FMP
May 05, 2025
As global markets balance on the cusp of fresh U.S.-China dialogue and a pivotal Federal Reserve meeting, gold found support on Monday's Asian session—yet upside remained contained by renewed risk appetite.
Dollar Softness: The U.S. Dollar Index dipped 0.2% in Asia, making bullion more attractive to overseas buyers.
Trade-Talk Optimism: Chinese officials confirmed they're “evaluating” talks with Washington, while U.S. sources signal outreach—reducing safe-haven demand.
Fed Watch: Traders are wary ahead of the Fed's late-week policy decision, expecting rates to stay on hold as officials gauge tariff-driven inflation risks.
As of 00:18 ET (04:18 GMT), spot gold climbed 0.5% to $3,255.95/oz, while June futures added 0.7% to $3,266.67/oz.
Gold reversed a 2% slide from the prior week, which was driven by:
Eased Trade Tensions: Early reports of U.S.-China détente lifted equities and dimmed bullion's shine.
Strength in Risk Assets: Global stocks rallied, briefly nudging safe-havens lower.
With the immediate fear premium receding, gold is recalibrating around key technical and fundamental levels.
Market participants will parse every communiqué for signs of substantive tariff rollbacks.

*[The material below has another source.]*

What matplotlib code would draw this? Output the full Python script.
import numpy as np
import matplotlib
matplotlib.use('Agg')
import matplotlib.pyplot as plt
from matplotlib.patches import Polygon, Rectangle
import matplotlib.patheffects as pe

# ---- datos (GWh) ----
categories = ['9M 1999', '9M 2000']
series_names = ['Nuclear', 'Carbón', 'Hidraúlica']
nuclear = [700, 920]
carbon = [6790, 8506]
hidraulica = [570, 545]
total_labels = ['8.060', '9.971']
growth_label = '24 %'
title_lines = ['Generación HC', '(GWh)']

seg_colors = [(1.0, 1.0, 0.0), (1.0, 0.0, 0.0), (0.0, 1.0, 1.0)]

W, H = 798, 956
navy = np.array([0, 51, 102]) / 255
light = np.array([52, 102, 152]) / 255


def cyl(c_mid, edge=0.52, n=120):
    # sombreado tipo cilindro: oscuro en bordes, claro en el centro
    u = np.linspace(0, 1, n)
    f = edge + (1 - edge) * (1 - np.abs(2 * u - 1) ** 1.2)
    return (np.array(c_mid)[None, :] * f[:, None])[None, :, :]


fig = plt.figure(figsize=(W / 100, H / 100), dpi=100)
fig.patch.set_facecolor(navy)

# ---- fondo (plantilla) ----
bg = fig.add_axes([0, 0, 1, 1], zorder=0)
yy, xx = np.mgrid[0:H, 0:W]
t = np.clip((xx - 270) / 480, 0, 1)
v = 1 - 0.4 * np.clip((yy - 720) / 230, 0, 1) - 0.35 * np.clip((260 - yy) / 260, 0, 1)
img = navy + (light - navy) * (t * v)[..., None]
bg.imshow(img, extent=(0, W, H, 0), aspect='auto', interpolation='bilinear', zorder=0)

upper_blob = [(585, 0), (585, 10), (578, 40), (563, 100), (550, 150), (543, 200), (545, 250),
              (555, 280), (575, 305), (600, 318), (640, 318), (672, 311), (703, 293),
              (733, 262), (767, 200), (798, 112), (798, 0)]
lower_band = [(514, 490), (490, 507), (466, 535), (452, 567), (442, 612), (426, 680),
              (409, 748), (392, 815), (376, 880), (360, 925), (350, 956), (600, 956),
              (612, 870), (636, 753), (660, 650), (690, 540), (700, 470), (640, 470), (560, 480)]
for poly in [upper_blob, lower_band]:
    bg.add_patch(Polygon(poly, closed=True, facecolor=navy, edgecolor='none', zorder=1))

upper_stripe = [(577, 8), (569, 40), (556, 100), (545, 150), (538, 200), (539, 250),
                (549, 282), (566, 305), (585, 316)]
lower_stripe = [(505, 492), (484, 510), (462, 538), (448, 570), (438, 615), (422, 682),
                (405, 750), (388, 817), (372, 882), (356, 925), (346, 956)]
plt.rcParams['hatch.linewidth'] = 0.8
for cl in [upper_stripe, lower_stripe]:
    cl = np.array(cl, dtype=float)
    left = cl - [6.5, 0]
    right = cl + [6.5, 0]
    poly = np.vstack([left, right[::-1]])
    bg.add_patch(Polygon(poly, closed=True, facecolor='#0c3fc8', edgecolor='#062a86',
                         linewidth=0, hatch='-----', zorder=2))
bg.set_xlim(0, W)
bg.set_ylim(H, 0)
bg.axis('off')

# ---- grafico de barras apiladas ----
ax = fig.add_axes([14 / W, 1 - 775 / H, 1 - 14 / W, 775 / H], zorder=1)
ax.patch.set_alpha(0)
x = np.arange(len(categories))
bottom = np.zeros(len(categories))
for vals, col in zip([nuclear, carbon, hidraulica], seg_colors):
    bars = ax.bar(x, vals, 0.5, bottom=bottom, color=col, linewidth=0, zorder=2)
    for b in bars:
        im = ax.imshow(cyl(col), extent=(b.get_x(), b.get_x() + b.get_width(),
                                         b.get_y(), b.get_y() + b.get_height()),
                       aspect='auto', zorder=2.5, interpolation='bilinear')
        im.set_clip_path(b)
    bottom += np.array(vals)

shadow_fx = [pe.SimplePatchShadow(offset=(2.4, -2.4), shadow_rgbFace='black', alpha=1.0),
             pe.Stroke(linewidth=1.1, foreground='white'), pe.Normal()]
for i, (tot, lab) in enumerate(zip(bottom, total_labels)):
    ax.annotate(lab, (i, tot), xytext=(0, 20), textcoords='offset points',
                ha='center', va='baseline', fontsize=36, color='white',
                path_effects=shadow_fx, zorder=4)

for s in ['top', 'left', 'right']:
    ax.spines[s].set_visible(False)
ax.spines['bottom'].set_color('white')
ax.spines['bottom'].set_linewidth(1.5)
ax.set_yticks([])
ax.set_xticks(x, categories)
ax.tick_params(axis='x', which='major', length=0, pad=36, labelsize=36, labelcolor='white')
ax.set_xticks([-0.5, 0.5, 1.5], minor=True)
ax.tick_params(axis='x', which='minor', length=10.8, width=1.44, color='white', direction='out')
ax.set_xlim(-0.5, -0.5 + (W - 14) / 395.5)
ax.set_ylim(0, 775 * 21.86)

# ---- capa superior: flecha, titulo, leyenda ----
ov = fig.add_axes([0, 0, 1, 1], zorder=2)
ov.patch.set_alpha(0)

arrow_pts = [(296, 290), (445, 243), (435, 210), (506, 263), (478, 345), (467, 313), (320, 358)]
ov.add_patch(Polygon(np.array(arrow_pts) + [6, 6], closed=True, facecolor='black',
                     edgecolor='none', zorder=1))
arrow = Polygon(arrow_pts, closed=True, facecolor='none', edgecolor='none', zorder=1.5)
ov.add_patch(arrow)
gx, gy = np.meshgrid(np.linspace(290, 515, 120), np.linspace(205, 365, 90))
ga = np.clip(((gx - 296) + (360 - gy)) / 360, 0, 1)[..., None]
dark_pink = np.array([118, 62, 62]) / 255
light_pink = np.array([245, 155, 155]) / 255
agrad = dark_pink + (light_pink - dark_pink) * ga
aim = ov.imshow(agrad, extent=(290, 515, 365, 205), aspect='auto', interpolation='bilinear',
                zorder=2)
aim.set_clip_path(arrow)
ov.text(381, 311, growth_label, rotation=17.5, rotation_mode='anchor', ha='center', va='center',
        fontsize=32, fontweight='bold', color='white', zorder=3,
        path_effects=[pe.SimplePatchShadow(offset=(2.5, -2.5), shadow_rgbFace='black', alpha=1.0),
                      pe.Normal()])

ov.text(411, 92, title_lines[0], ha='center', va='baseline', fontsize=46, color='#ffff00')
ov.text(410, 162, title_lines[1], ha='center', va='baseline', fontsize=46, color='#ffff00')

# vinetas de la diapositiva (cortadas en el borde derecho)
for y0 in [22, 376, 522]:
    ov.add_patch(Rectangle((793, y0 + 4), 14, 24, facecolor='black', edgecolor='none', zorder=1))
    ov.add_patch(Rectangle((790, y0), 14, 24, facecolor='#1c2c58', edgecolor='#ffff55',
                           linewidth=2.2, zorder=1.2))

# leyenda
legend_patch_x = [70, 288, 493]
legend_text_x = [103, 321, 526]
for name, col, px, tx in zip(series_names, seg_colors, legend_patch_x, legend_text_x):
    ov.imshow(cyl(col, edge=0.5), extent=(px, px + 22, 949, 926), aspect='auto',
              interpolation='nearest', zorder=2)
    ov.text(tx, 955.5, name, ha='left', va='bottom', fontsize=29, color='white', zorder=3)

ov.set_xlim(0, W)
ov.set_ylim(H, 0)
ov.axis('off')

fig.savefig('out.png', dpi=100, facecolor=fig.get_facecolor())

Even incremental progress can sway bullion flows.
The Fed's cautious stance on rate moves—designed to let trade-tariff impacts surface—leaves gold sensitive to shifts in rate-pause odds. Check the detailed schedule on FMP's Economics Calendar API to pinpoint the exact timing of Fed announcements.
Broader commodity strength or weakness often spills into the gold complex. Real-time data from FMP's Commodities API can help monitor base-metal performance alongside bullion.

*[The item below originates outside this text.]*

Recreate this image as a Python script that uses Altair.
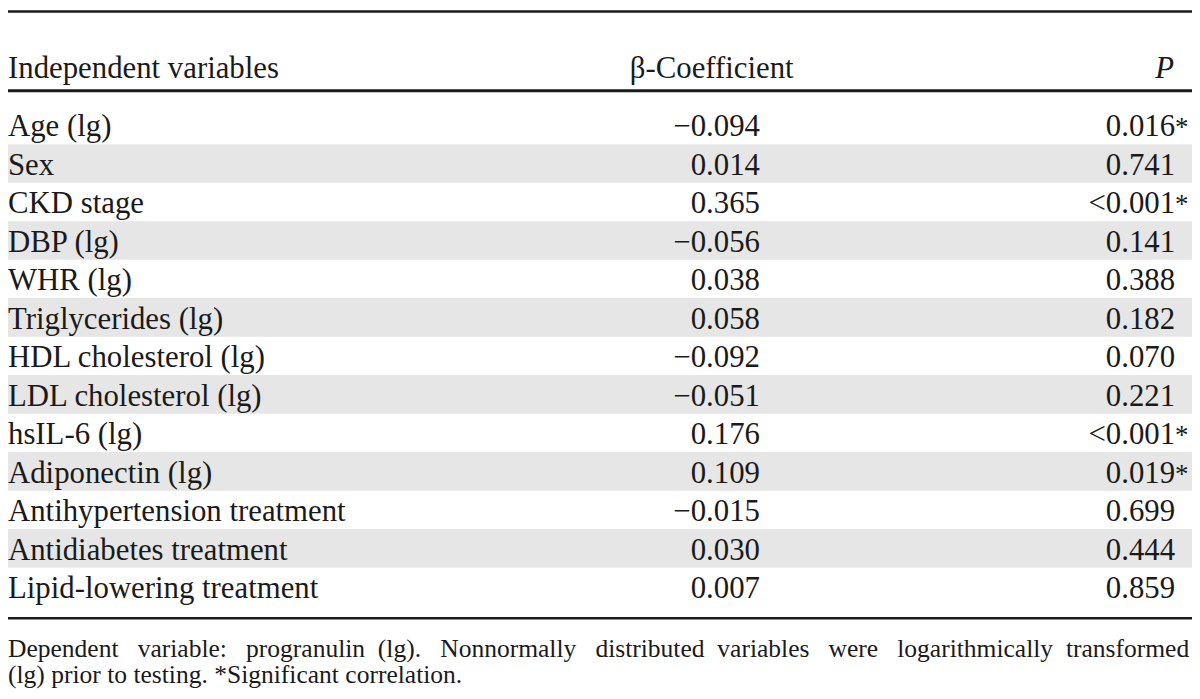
import altair as alt
import pandas as pd

# ---------------- data ----------------
variables = [
    "Age (lg)", "Sex", "CKD stage", "DBP (lg)", "WHR (lg)", "Triglycerides (lg)",
    "HDL cholesterol (lg)", "LDL cholesterol (lg)", "hsIL-6 (lg)", "Adiponectin (lg)",
    "Antihypertension treatment", "Antidiabetes treatment", "Lipid-lowering treatment",
]
beta = [-0.094, 0.014, 0.365, -0.056, 0.038, 0.058, -0.092, -0.051, 0.176, 0.109,
        -0.015, 0.030, 0.007]
p_text = ["0.016", "0.741", "<0.001", "0.141", "0.388", "0.182", "0.070", "0.221",
          "<0.001", "0.019", "0.699", "0.444", "0.859"]
significant = [True, False, True, False, False, False, False, False, True, True,
               False, False, False]
headers = ["Independent variables", "\u03b2-Coefficient", "P"]
footnote = [
    "Dependent variable: progranulin (lg). Nonnormally distributed variables were logarithmically transformed",
    "(lg) prior to testing. *Significant correlation.",
]

# ---------------- layout ----------------
W, H = 1192, 691
ROW0, PITCH = 127.0, 38.75  # baseline of first row (plot px), row pitch


def u(px):
    return (px - ROW0) / PITCH


FONT = "Liberation Serif"
INK = "#1a1a1a"
FS = 31
ys = alt.Scale(domain=[u(0), u(H)], reverse=True, nice=False, zero=False)

rows = pd.DataFrame({
    "row": list(range(len(variables))),
    "var": variables,
    "beta": [("\u2212" if b < 0 else "") + f"{abs(b):.3f}" for b in beta],
    "p": p_text,
    "star": ["*" if s else "" for s in significant],
})

base = alt.Chart(rows)

bands = base.transform_filter("datum.row % 2 == 1").transform_calculate(
    y1="datum.row - 0.8", y2="datum.row + 0.205"
).mark_rect(color="#e6e6e6").encode(
    x=alt.value(0), x2=alt.value(W),
    y=alt.Y("y1:Q", scale=ys, axis=None), y2="y2:Q",
)

rule_df = pd.DataFrame({"y": [u(1.2), u(81), u(612)], "w": [2.5, 3.0, 2.5]})
rules = alt.Chart(rule_df).mark_rule(color=INK).encode(
    x=alt.value(0), x2=alt.value(W),
    y=alt.Y("y:Q", scale=ys, axis=None),
    strokeWidth=alt.StrokeWidth("w:Q", scale=None),
)


def txt(align, x, field, size=FS, style="normal"):
    return base.mark_text(align=align, baseline="alphabetic", font=FONT,
                          fontSize=size, color=INK, fontStyle=style).encode(
        x=alt.value(x), y=alt.Y("row:Q", scale=ys, axis=None), text=f"{field}:N")


col_var = txt("left", 0, "var")
col_beta = txt("right", 757, "beta")
col_p = txt("right", 1175, "p")
col_star = txt("left", 1175, "star", size=27)

hdr_df = pd.DataFrame({"h": headers, "y": [u(68)] * 3, "k": [0, 1, 2]})


def hdr(k, align, x, style="normal"):
    return alt.Chart(hdr_df).transform_filter(f"datum.k == {k}").mark_text(
        align=align, baseline="alphabetic", font=FONT, fontSize=FS, color=INK,
        fontStyle=style).encode(
        x=alt.value(x), y=alt.Y("y:Q", scale=ys, axis=None), text="h:N")


h0 = hdr(0, "left", 0)
h1 = hdr(1, "left", 626)
h2 = hdr(2, "right", 1174, "italic")

# first footnote line is justified in the reference: widen its word spaces
words = footnote[0].split(" ")
line1 = words[0]
for k, w in enumerate(words[1:]):
    line1 += ("\u00a0" * (2 if k in (2, 5, 8) else 3)) + w
foot_lines = [line1, footnote[1]]
foot_df = pd.DataFrame({"t": foot_lines, "y": [u(651), u(677)]})
foot = alt.Chart(foot_df).mark_text(
    align="left", baseline="alphabetic", font=FONT, fontSize=25.7, color=INK).encode(
    x=alt.value(0), y=alt.Y("y:Q", scale=ys, axis=None), text="t:N")

chart = alt.layer(bands, rules, col_var, col_beta, col_p, col_star, h0, h1, h2, foot).properties(
    width=W, height=H, padding=0, autosize=alt.AutoSizeParams(type="none"),
    background="white",
).configure_view(stroke=None)

chart.save("out.html", embed_options={"renderer": "svg", "actions": False})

| Metal | Futures Change | Price (approx.) |
|---|---|---|
| Gold (Spot) | +0.5% | $3,255.95/oz |
| Gold (June '25) | +0.7% | $3,266.67/oz |
| Silver (May '25) | +0.3% | $32.34/oz |
| Platinum | Flat | $966.25/oz |
Gold's modest rebound underscores its dual role: a hedge when the dollar weakens or trade risks flare, yet a barometer for global risk sentiment. With U.S.-China talks and Fed guidance on deck, bullion traders should stay agile—leveraging API-driven insights for real-time monitoring and timely positioning.